Inchiesta a Napoli, Gianello indagato

L'ex portiere azzurro voleva combinare la partita con la Samp ma Cannavaro e Grava rifiutarono

Fu un flash o forse no, fu un lampo d’ira: « Ricordo che decisi di fare la mia proposta per aggiustare la partita ai miei compagni della difesa. Mi rivolsi a Paolo Cannavaro e a Grava e a nessun altro; escludo che fosse presente Santacroce; escludo che fosse presente De Sanctis ». Chissà, forse fu addirittura rabbia: « Ricordo che Cannavaro e Grava diedero immediatamente e con estrema decisione una risposta negativa; dall’espressione del loro volto compresi che erano visibilmente risentiti per la proposta ricevuta ». Fu lì che Matteo Gianello comprese d’essersi spinto oltre, d’aver violato l’atmosfera cordiale e amicale d’uno spogliatoio impermeabile, refrattario a sollecitazioni equivoche: pagina 6 del verbale sull’interrogatorio del 15 giugno del 2011, si parla di Sampdoria-Napoli del 16 maggio del 2010, delle pressioni che l’ex terzo portiere di quella squadra riceve dal suo amico Silvio Giusti, s’avverte persino tra le virgole di quei fogli il disagio di chi dice e si contraddice, fino a quando non ammette d’averci provato e d’aver sbattuto il naso in faccia ad una porta. Qui Napoli, a voi Roma, al dottor Palazzi, al quale il procuratore aggiunto Giovanni Melillo e i pm Antonello Ardituro, Stefano Capuano, Danilo De Simone e Vincenzo Ranieri hanno girato « per conoscenza » gli atti di indagini preliminari chiuse ieri con la notifica dell’avviso di garanzia per Gianello e Giusti accusati di « aver compiuto atti diretti ad alterare il risultato di Sampdoria-Napoli» .

TESI E ANTITESI – Sette ore d’imbarazzo, di versioni e di inversioni clamorose, poi Matteo Gianello alza le mani e si arrende, esponendo la «sua» verità che però poi sia Cannavaro che Grava, ascoltati come persone informate dei fatti, smontano completamente, sostenendo di non essere mai stati avvicinati dal portiere.
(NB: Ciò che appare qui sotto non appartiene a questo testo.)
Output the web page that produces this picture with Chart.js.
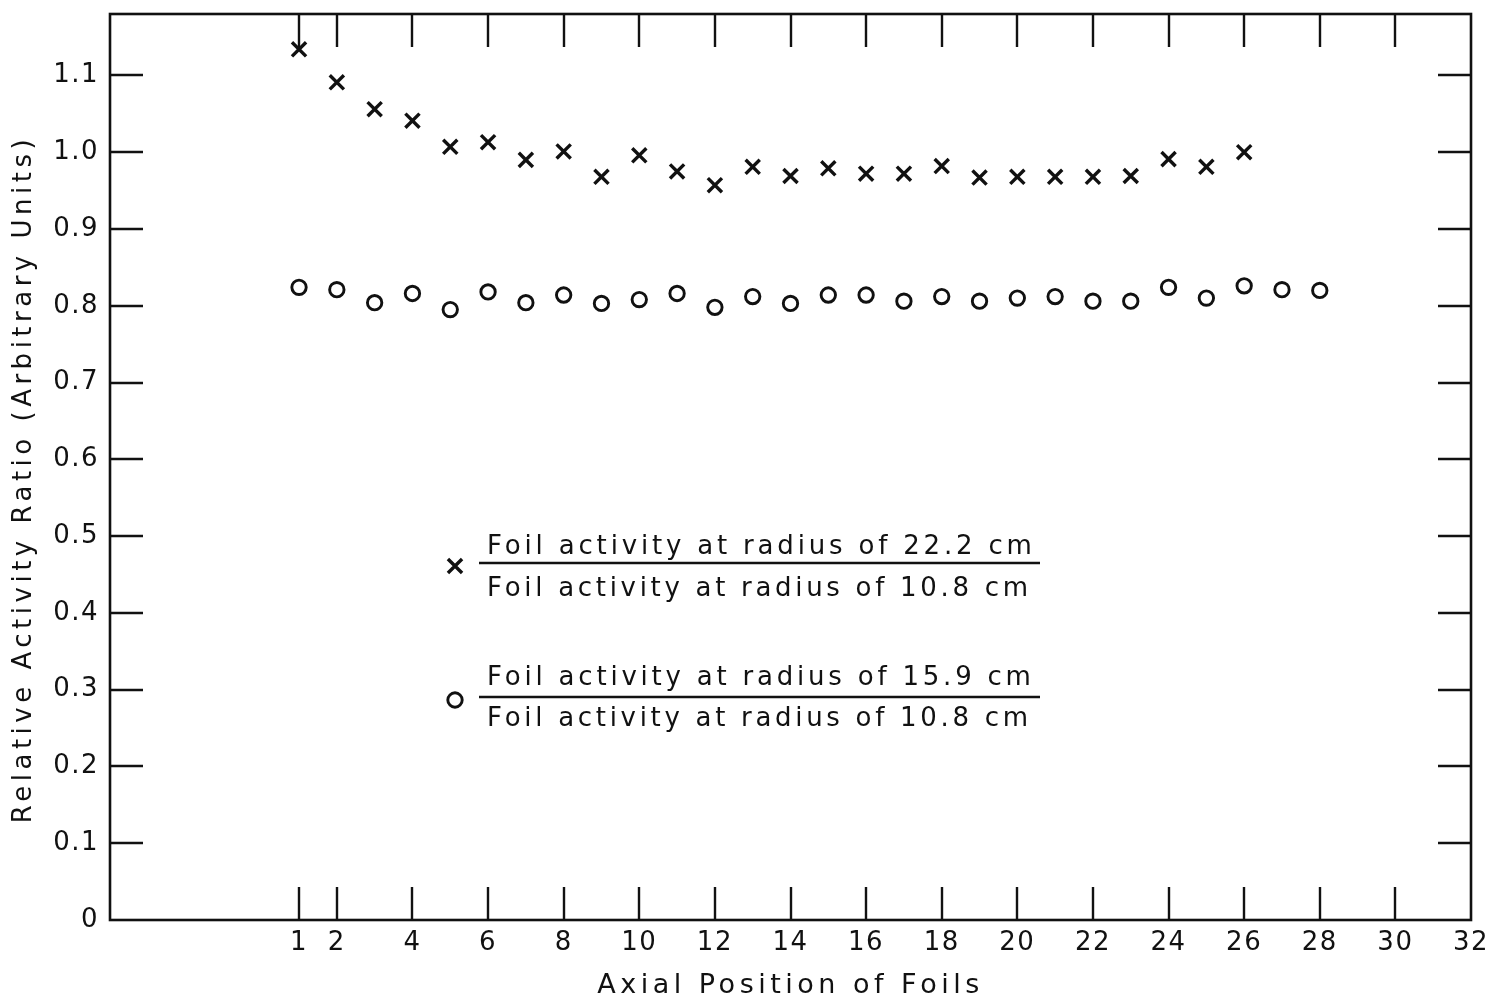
<!DOCTYPE html>
<html>
<head>
<meta charset="utf-8">
<script src="https://cdn.jsdelivr.net/npm/chart.js@4.4.1/dist/chart.umd.min.js"></script>
<style>
html,body{margin:0;padding:0;background:#fff;overflow:hidden}
canvas{display:block}
</style>
</head>
<body>
<canvas id="chart" width="1499" height="999"></canvas>
<script>
// ---- data ----
const foilPositions = [1,2,3,4,5,6,7,8,9,10,11,12,13,14,15,16,17,18,19,20,21,22,23,24,25,26,27,28];
// ratio of foil activity at 22.2 cm / 10.8 cm  (x markers)
const ratio222 = [1.134,1.091,1.056,1.041,1.007,1.013,0.990,1.001,0.968,0.996,0.975,0.957,0.981,0.969,0.979,0.972,0.972,0.982,0.967,0.968,0.968,0.968,0.969,0.991,0.981,1.000];
// ratio of foil activity at 15.9 cm / 10.8 cm  (o markers)
const ratio159 = [0.824,0.821,0.804,0.816,0.795,0.818,0.804,0.814,0.803,0.808,0.816,0.798,0.812,0.803,0.814,0.814,0.806,0.812,0.806,0.810,0.812,0.806,0.806,0.824,0.810,0.826,0.821,0.820];
const xTickValues = [1,2,4,6,8,10,12,14,16,18,20,22,24,26,28,30,32];
const yTickValues = [0,0.1,0.2,0.3,0.4,0.5,0.6,0.7,0.8,0.9,1.0,1.1];
const xTitle = 'Axial Position of Foils';
const yTitle = 'Relative Activity Ratio (Arbitrary Units)';
const legendNumerators = ['Foil activity at radius of 22.2 cm', 'Foil activity at radius of 15.9 cm'];
const legendDenominators = ['Foil activity at radius of 10.8 cm', 'Foil activity at radius of 10.8 cm'];

// ---- styling ----
const INK = '#111';
const FONT = "'DejaVu Sans', sans-serif";
const TICK_LEN = 33;
const Y_TITLE_SHIFT = 12;

const crossStyle = {pointStyle: 'crossRot', pointRadius: 10, borderWidth: 3.4};
const circleStyle = {pointStyle: 'circle', pointRadius: 7.2, borderWidth: 2.9};

const spacingPlugin = {
  id: 'spacing',
  afterLayout(chart) {
    const ys = chart.scales.y;
    if (ys && !ys._titleShifted) {
      const orig = ys.drawTitle.bind(ys);
      ys.drawTitle = function () {
        const c = this.ctx;
        c.save(); c.translate(0, Y_TITLE_SHIFT); orig(); c.restore();
      };
      ys._titleShifted = true;
    }
  },
  beforeDraw(chart) { chart.ctx.letterSpacing = '4.5px'; },
  afterDatasetsDraw(chart) { chart.ctx.letterSpacing = '1.5px'; }
};

const framePlugin = {
  id: 'frame',
  beforeDatasetsDraw(chart) {
    const {ctx, chartArea: a, scales} = chart;
    ctx.save();
    ctx.strokeStyle = INK;
    ctx.lineWidth = 2.4;
    ctx.beginPath();
    xTickValues.forEach(v => {
      const px = Math.round(scales.x.getPixelForValue(v));
      if (px >= a.right - 2) return;
      ctx.moveTo(px, a.bottom); ctx.lineTo(px, a.bottom - TICK_LEN);
      ctx.moveTo(px, a.top); ctx.lineTo(px, a.top + TICK_LEN);
    });
    yTickValues.forEach(v => {
      const py = Math.round(scales.y.getPixelForValue(v));
      if (py >= a.bottom - 2) return;
      ctx.moveTo(a.left, py); ctx.lineTo(a.left + TICK_LEN, py);
      ctx.moveTo(a.right, py); ctx.lineTo(a.right - TICK_LEN, py);
    });
    ctx.stroke();
    ctx.lineWidth = 2.6;
    ctx.strokeRect(a.left, a.top, a.right - a.left, a.bottom - a.top);
    ctx.restore();
  }
};

const legendPlugin = {
  id: 'fractionLegend',
  afterDraw(chart) {
    const ctx = chart.ctx;
    const textX = 487, barX0 = 479, barX1 = 1040, markX = 455;
    const blocks = [
      {num: legendNumerators[0], den: legendDenominators[0], numBase: 554, bar: 563, denBase: 596, markY: 566, style: crossStyle, fill: INK, w1: 545, w2: 541},
      {num: legendNumerators[1], den: legendDenominators[1], numBase: 685, bar: 697, denBase: 726, markY: 700, style: circleStyle, fill: 'rgba(0,0,0,0)', w1: 544, w2: 541}
    ];
    ctx.save();
    ctx.fillStyle = INK;
    ctx.strokeStyle = INK;
    ctx.font = '26px ' + FONT;
    ctx.textAlign = 'left';
    ctx.textBaseline = 'alphabetic';
    const fit = (txt, w) => {
      ctx.letterSpacing = '0px';
      const w0 = ctx.measureText(txt).width;
      ctx.letterSpacing = ((w - w0) / (txt.length - 1)).toFixed(2) + 'px';
    };
    blocks.forEach(b => {
      ctx.fillStyle = INK;
      fit(b.num, b.w1); ctx.fillText(b.num, textX, b.numBase);
      fit(b.den, b.w2); ctx.fillText(b.den, textX, b.denBase);
      ctx.lineWidth = 2.5;
      ctx.beginPath(); ctx.moveTo(barX0, b.bar); ctx.lineTo(barX1, b.bar); ctx.stroke();
      ctx.lineWidth = b.style.borderWidth;
      ctx.fillStyle = b.fill;
      Chart.helpers.drawPoint(ctx, {pointStyle: b.style.pointStyle, radius: b.style.pointRadius, borderWidth: b.style.borderWidth, rotation: 0}, markX, b.markY);
    });
    ctx.restore();
  }
};

new Chart(document.getElementById('chart'), {
  type: 'scatter',
  data: {
    datasets: [
      Object.assign({
        label: '22.2 cm / 10.8 cm',
        data: ratio222.map((v, i) => ({x: foilPositions[i], y: v})),
        borderColor: INK, backgroundColor: INK
      }, crossStyle),
      Object.assign({
        label: '15.9 cm / 10.8 cm',
        data: ratio159.map((v, i) => ({x: foilPositions[i], y: v})),
        borderColor: INK, backgroundColor: 'rgba(0,0,0,0)'
      }, circleStyle)
    ]
  },
  options: {
    responsive: false,
    animation: false,
    devicePixelRatio: 1,
    layout: {padding: {top: 14, right: 28, left: 0, bottom: 0}},
    plugins: {legend: {display: false}, tooltip: {enabled: false}},
    scales: {
      x: {
        type: 'linear', min: -4, max: 32,
        afterBuildTicks: s => { s.ticks = xTickValues.map(v => ({value: v})); },
        afterFit: s => { s.height = 79; s.paddingLeft = 0; s.paddingRight = 0; },
        grid: {display: false, drawTicks: false},
        border: {display: false},
        ticks: {z: 1, autoSkip: false, maxRotation: 0, minRotation: 0, padding: 8, color: INK,
                font: {family: FONT, size: 26}, callback: v => String(v)},
        title: {display: true, text: xTitle, color: INK, font: {family: FONT, size: 27}, padding: {top: 0, bottom: -3}}
      },
      y: {
        type: 'linear', min: 0, max: 1.18,
        afterBuildTicks: s => { s.ticks = yTickValues.map(v => ({value: v})); },
        afterFit: s => { s.width = 110; s.paddingTop = 0; s.paddingBottom = 0; },
        grid: {display: false, drawTicks: false},
        border: {display: false},
        ticks: {z: 1, autoSkip: false, padding: 11, color: INK,
                font: {family: FONT, size: 26}, callback: v => (v === 0 ? '0' : Number(v).toFixed(1))},
        title: {display: true, text: yTitle, color: INK, font: {family: FONT, size: 26}, padding: {top: 9, bottom: 0}}
      }
    }
  },
  plugins: [spacingPlugin, framePlugin, legendPlugin]
});
</script>
</body>
</html>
Ma l’inchiesta è ampia, riguarda altri indagati – per associazione a delinquere e frode sportiva – e offre, attraverso alcune intercettazioni, lo spaccato d’un mondo assediato da strani figuri che osano e/o millantano. Lecce-Napoli, 8 maggio 2011, finisce 2-1 per i pugliesi ed è preceduta da telefonate delle quali gli azzurri sono ignari: non c’è ipotesi di combine per gli inquirenti, ma c’è uno scambio di messaggi allusivi tra Giusti e Gianello che alimenta i sospetti poi rivelatisi infondati. « Si va alla guerra ». E’ un modo per dire: niente da fare, si gioca; chi ascolta, il pm, chiaramente, vuol capire. « E’ un susseguirsi frenetico di contatti a cui, a onor del vero, è risultato assai difficile distinguere reali operazioni fraudolente da millanterie e dialoghi tra scommettitori alla ricerca di informazioni ». Proverà a capirlo il procuratore federale, Stefano Palazzi, che dovrà decidere se deferire il Napoli per responsabilità oggettiva o archiviare.